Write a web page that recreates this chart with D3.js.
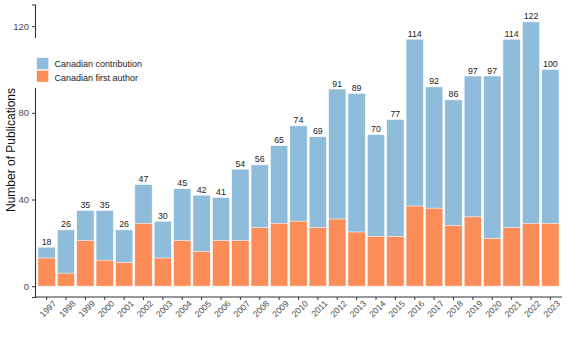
<!DOCTYPE html>
<html>
<head>
<meta charset="utf-8">
<script src="https://cdn.jsdelivr.net/npm/d3@7"></script>
<style>
  body { margin: 0; background: #fff; }
  svg { font-family: "Liberation Sans", Arial, sans-serif; }
</style>
</head>
<body>
<div id="chart"></div>
<script>
var years = ["1997","1998","1999","2000","2001","2002","2003","2004","2005","2006","2007","2008","2009",
             "2010","2011","2012","2013","2014","2015","2016","2017","2018","2019","2020","2021","2022","2023"];
// total publications with a Canadian contribution
var contribution = [18,26,35,35,26,47,30,45,42,41,54,56,65,74,69,91,89,70,77,114,92,86,97,97,114,122,100];
// publications with a Canadian first author
var firstAuthor = [13,6,21,12,11,29,13,21,16,21,21,27,29,30,27,31,25,23,23,37,36,28,32,22,27,29,29];
var yTicks = [0, 40, 80, 120];
var legendLabels = ["Canadian contribution", "Canadian first author"];
var colors = ["#8fbcdb", "#fc8d59"];

var width = 567, height = 340;
var svg = d3.select("#chart").append("svg")
    .attr("width", width)
    .attr("height", height);

var x = d3.scaleBand()
    .domain(years)
    .range([35, 562])
    .paddingInner(0.1)
    .paddingOuter(0.15);

var y = d3.scaleLinear()
    .domain([-5, 130])
    .range([297, 4.5]);

// totals in blue, first-author share stacked in front in orange
svg.append("g").selectAll("rect")
    .data(years)
    .enter().append("rect")
    .attr("x", function(d) { return x(d); })
    .attr("width", x.bandwidth())
    .attr("y", function(d, i) { return y(contribution[i]); })
    .attr("height", function(d, i) { return y(0) - y(contribution[i]); })
    .attr("fill", colors[0])
    .attr("stroke", "#fff")
    .attr("stroke-width", 0.6);

svg.append("g").selectAll("rect")
    .data(years)
    .enter().append("rect")
    .attr("x", function(d) { return x(d); })
    .attr("width", x.bandwidth())
    .attr("y", function(d, i) { return y(firstAuthor[i]); })
    .attr("height", function(d, i) { return y(0) - y(firstAuthor[i]); })
    .attr("fill", colors[1])
    .attr("stroke", "#fff")
    .attr("stroke-width", 0.6);

svg.append("g").selectAll("text")
    .data(years)
    .enter().append("text")
    .attr("x", function(d) { return x(d) + x.bandwidth() / 2; })
    .attr("y", function(d, i) { return y(contribution[i]) - 2.5; })
    .attr("text-anchor", "middle")
    .attr("font-size", "8.8px")
    .attr("fill", "#222")
    .text(function(d, i) { return contribution[i]; });

// axes
var yAxis = d3.axisLeft(y).tickValues(yTicks).tickSize(3).tickPadding(3);
var gy = svg.append("g")
    .attr("transform", "translate(35,0)")
    .call(yAxis);
gy.select(".domain").attr("stroke", "#333").attr("stroke-width", 1.1);
gy.selectAll(".tick line").attr("stroke", "#333");
gy.selectAll(".tick text").attr("fill", "#4d4d4d").attr("font-size", "9.5px");

var xAxis = d3.axisBottom(x).tickSize(3).tickPadding(2).tickSizeOuter(0);
var gx = svg.append("g")
    .attr("transform", "translate(0,297)")
    .call(xAxis);
gx.select(".domain").attr("stroke", "#333").attr("stroke-width", 1.1);
gx.selectAll(".tick line").attr("stroke", "#333");
gx.selectAll(".tick text")
    .attr("fill", "#4d4d4d")
    .attr("font-size", "8.6px")
    .attr("text-anchor", "end")
    .attr("dy", "0.6em")
    .attr("transform", "translate(3,0) rotate(-45)");

gx.select(".domain").attr("d", "M35,0H562");

svg.append("text")
    .attr("transform", "translate(15,150) rotate(-90)")
    .attr("text-anchor", "middle")
    .attr("font-size", "12px")
    .attr("fill", "#111")
    .text("Number of Publications");

// legend sits on a white panel over the axis line
var legend = svg.append("g");
legend.append("rect")
    .attr("x", 30).attr("y", 38)
    .attr("width", 140).attr("height", 50)
    .attr("fill", "#fff");
legendLabels.forEach(function(label, i) {
  legend.append("rect")
      .attr("x", 36.7).attr("y", 57.7 + i * 12.6)
      .attr("width", 12).attr("height", 11.8)
      .attr("fill", colors[i])
      .attr("stroke", "#fff")
      .attr("stroke-width", 0.5);
  legend.append("text")
      .attr("x", 54.5).attr("y", 66.8 + i * 13.8)
      .attr("font-size", "9px")
      .attr("fill", "#222")
      .text(label);
});
</script>
</body>
</html>
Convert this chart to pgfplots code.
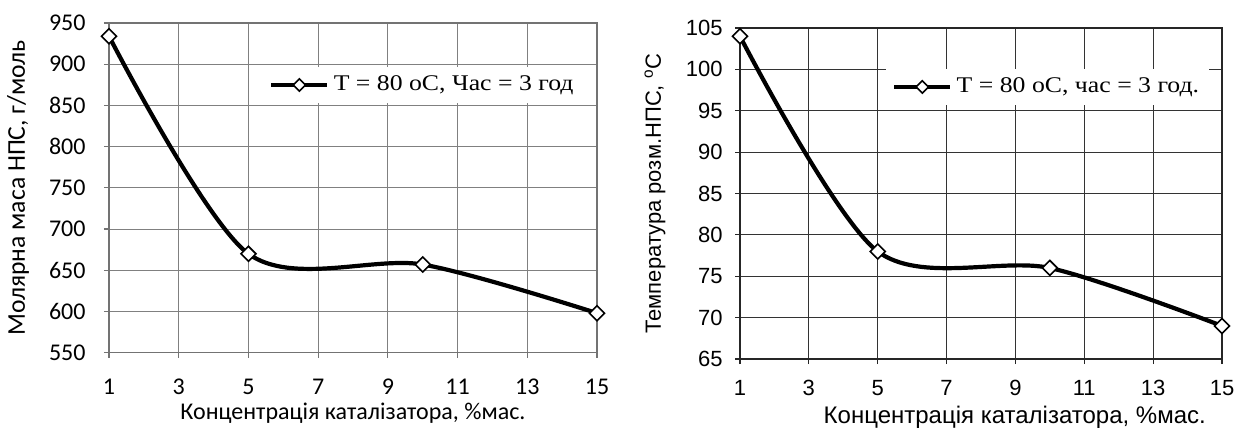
\documentclass[border=0pt]{standalone}
\usepackage{pgfplots}
\pgfplotsset{compat=1.18}
\usepackage{fontspec}
\setmainfont{Liberation Serif}[FakeStretch=1.15]
\newfontfamily\carlito{Carlito}
\newfontfamily\arialf{Liberation Sans}

\pgfplotstableread{
x y
1 934
5 670
10 657
15 598
}\tableleft
\pgfplotstableread{
x y
1 104
5 78
10 76
15 69
}\tableright

\begin{document}
\begin{tikzpicture}
\path[use as bounding box] (0pt,0pt) rectangle (619.5pt,215pt);
\pgfplotsset{
  common/.style={
    scale only axis, anchor=south west, clip=false,
    xmin=1, xmax=15, xtick={1,3,...,15},
    grid=major, tick align=outside, xtick pos=left, ytick pos=left,
    major tick length=2.5pt,
    /pgf/number format/assume math mode=true,
    legend cell align=left,
    legend style={draw=none, fill=white, inner xsep=3pt, inner ysep=2.5pt,
      font=\fontsize{11.2}{13}\selectfont,
      /tikz/every even column/.append style={column sep=1pt}},
    legend image code/.code={\draw[line width=2.4pt, mark repeat=2,mark phase=2, mark size=2.2pt] plot coordinates {(0pt,0pt)(14pt,0pt)(28pt,0pt)};},
  },
  dataline/.style={black, line width=2.1pt, smooth, mark=square*,
    mark options={fill=white, line width=0.8pt, rotate=45, solid}, mark size=2.65pt},
}
% left panel
\begin{axis}[common, at={(54.5pt,38.65pt)}, width=244pt, height=164.85pt,
  ymin=550, ymax=950, ytick={550,600,...,950},
  grid style={black!50, line width=0.5pt},
  axis line style={black!55, line width=0.6pt},
  tick style={black!55, line width=0.6pt},
  tick label style={font=\carlito\fontsize{12}{13}\selectfont, black},
  xticklabel style={anchor=base, yshift=-18.3pt},
  yticklabel style={xshift=-5.7pt},
  xlabel={Концентрація каталізатора, \%мас.},
  ylabel={Молярна маса НПС, г/моль},
  every axis x label/.style={at={(axis description cs:0.5,0)}, anchor=center, yshift=-30.5pt, font=\carlito\fontsize{12}{13}\selectfont},
  every axis y label/.style={at={(axis description cs:0,0.5)}, xshift=-45.5pt, rotate=90, anchor=center, font=\carlito\fontsize{12.8}{13}\selectfont},
  legend style={at={(0.644,0.812)}, anchor=center},
]
\addplot[dataline] table[x=x,y=y] {\tableleft};
\addlegendentry{T = 80 oC, Час = 3 год}
\end{axis}
% right panel
\begin{axis}[common, at={(370pt,35.5pt)}, width=241pt, height=165.5pt,
  ymin=65, ymax=105, ytick={65,70,...,105},
  grid style={black!80, line width=0.5pt},
  axis line style={black!85, line width=0.6pt},
  tick style={black!85, line width=0.6pt},
  tick label style={font=\arialf\fontsize{11}{13}\selectfont, black},
  xticklabel style={anchor=base, yshift=-15.8pt},
  yticklabel style={xshift=-2.7pt},
  xlabel={Концентрація каталізатора, \%мас.},
  ylabel={Температура розм.НПС, \textsuperscript{o}С},
  every axis x label/.style={at={(axis description cs:0.57,0)}, anchor=center, yshift=-29pt, font=\arialf\fontsize{12}{13}\selectfont},
  every axis y label/.style={at={(axis description cs:0,0.5)}, xshift=-42.5pt, rotate=90, anchor=center, font=\arialf\fontsize{11}{13}\selectfont},
  legend style={at={(0.638,0.822)}, anchor=center},
]
\addplot[dataline] table[x=x,y=y] {\tableright};
\addlegendentry{T = 80 oC, час = 3 год.}
\end{axis}
\end{tikzpicture}
\end{document}
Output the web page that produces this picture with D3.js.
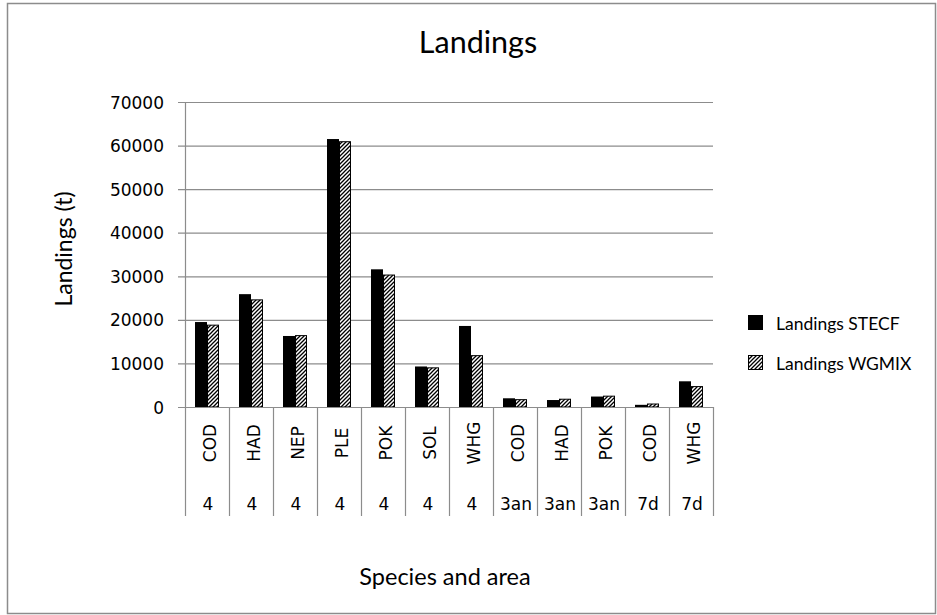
<!DOCTYPE html>
<html><head><meta charset="utf-8">
<script src="https://cdn.jsdelivr.net/npm/d3@7"></script>
<style>body{margin:0;background:#fff}svg{display:block}</style>
</head><body>
<svg id="c" width="937" height="615"></svg>
<script>
const species = ["COD","HAD","NEP","PLE","POK","SOL","WHG","COD","HAD","POK","COD","WHG"];
const areas = ["4","4","4","4","4","4","4","3an","3an","3an","7d","7d"];
const stecf = [19500,25900,16300,61500,31600,9300,18600,2000,1600,2400,500,5900];
const wgmix = [18900,24700,16500,61000,30400,9100,11900,1800,1900,2600,800,4800];
const yTicks = [0,10000,20000,30000,40000,50000,60000,70000];
const seriesNames = ["Landings STECF","Landings WGMIX"];

const svg = d3.select("#c");
const font = "'DejaVu Sans', Verdana, sans-serif";
const tfont = "Lato, 'Open Sans', sans-serif";

svg.append("rect").attr("x",7.5).attr("y",3.5).attr("width",928).attr("height",610)
  .attr("fill","#fff").attr("stroke","#8c8c8c").attr("stroke-width",1.5);

const defs = svg.append("defs");
const pat = defs.append("pattern").attr("id","hatch").attr("patternUnits","userSpaceOnUse")
  .attr("width",4).attr("height",4);
pat.append("rect").attr("width",4).attr("height",4).attr("fill","#fff");
pat.append("path").attr("d","M-1,1 l2,-2 M0,4 l4,-4 M3,5 l2,-2").attr("stroke","#000").attr("stroke-width",1.3);

const L = 185, R = 713, T = 102, B = 407;
const x = d3.scaleBand().domain(d3.range(species.length)).range([L,R]);
const y = d3.scaleLinear().domain([0,70000]).range([B,T]);

// gridlines
svg.append("g").selectAll("line").data(yTicks).join("line")
  .attr("x1",L-7).attr("x2",R).attr("y1",d=>y(d)+0.5).attr("y2",d=>y(d)+0.5)
  .attr("stroke","#8c8c8c").attr("stroke-width",1.2);
// y axis line
svg.append("line").attr("x1",L+0.5).attr("x2",L+0.5).attr("y1",T).attr("y2",B)
  .attr("stroke","#8c8c8c").attr("stroke-width",1.2);
// y tick labels
svg.append("g").selectAll("text").data(yTicks).join("text")
  .attr("x",164).attr("y",d=>y(d)+6.5).attr("text-anchor","end")
  .attr("font-family",font).attr("font-size",17).attr("fill","#000").text(d=>d);

// bars
const bw = 12;
const g = svg.append("g");
g.selectAll("rect.s").data(stecf).join("rect").attr("class","s")
  .attr("x",(d,i)=>x(i)+x.bandwidth()/2-bw).attr("y",d=>y(d))
  .attr("width",bw).attr("height",d=>B-y(d)).attr("fill","#000");
g.selectAll("rect.w").data(wgmix).join("rect").attr("class","w")
  .attr("x",(d,i)=>x(i)+x.bandwidth()/2+0.5).attr("y",d=>y(d)+0.5)
  .attr("width",bw-1).attr("height",d=>Math.max(0,B-y(d)-0.5)).attr("fill","url(#hatch)")
  .attr("stroke","#000").attr("stroke-width",1);

// x separators
svg.append("g").selectAll("line").data(d3.range(species.length+1)).join("line")
  .attr("x1",i=>(i<species.length?x(i):R)+0.5).attr("x2",i=>(i<species.length?x(i):R)+0.5)
  .attr("y1",B).attr("y2",516).attr("stroke","#8c8c8c").attr("stroke-width",1.2);
svg.append("line").attr("x1",L).attr("x2",R).attr("y1",B+0.5).attr("y2",B+0.5)
  .attr("stroke","#8c8c8c").attr("stroke-width",1.2);

// species labels
svg.append("g").selectAll("text").data(species).join("text")
  .attr("transform",(d,i)=>`translate(${x(i)+x.bandwidth()/2+8.5},443) rotate(-90)`)
  .attr("text-anchor","middle").attr("font-family",font).attr("font-size",17).text(d=>d);
// area labels
svg.append("g").selectAll("text").data(areas).join("text")
  .attr("x",(d,i)=>x(i)+x.bandwidth()/2+1).attr("y",510)
  .attr("text-anchor","middle").attr("font-family",font).attr("font-size",17).text(d=>d);

// titles
svg.append("text").attr("x",478).attr("y",53).attr("text-anchor","middle")
  .attr("font-family",tfont).attr("font-size",30.5).text("Landings");
svg.append("text").attr("transform","translate(72,249) rotate(-90)").attr("text-anchor","middle")
  .attr("font-family",tfont).attr("font-size",23).text("Landings (t)");
svg.append("text").attr("x",445).attr("y",585).attr("text-anchor","middle")
  .attr("font-family",tfont).attr("font-size",23.5).text("Species and area");

// legend
const lg = svg.append("g");
seriesNames.forEach((n,i)=>{
  const yy = 330 + i*40;
  lg.append("rect").attr("x",748.5).attr("y",yy-14.5).attr("width",14).attr("height",14)
    .attr("fill",i==0?"#000":"url(#hatch)").attr("stroke","#000");
  lg.append("text").attr("x",776).attr("y",yy).attr("font-family",tfont).attr("font-size",17.5).text(n);
});
</script>
</body></html>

___

§ **Work to complete**:
Check each line of the data above for the word "code", then state how many lines have it. Give the number alone.

§ **Answer to this problem**:
2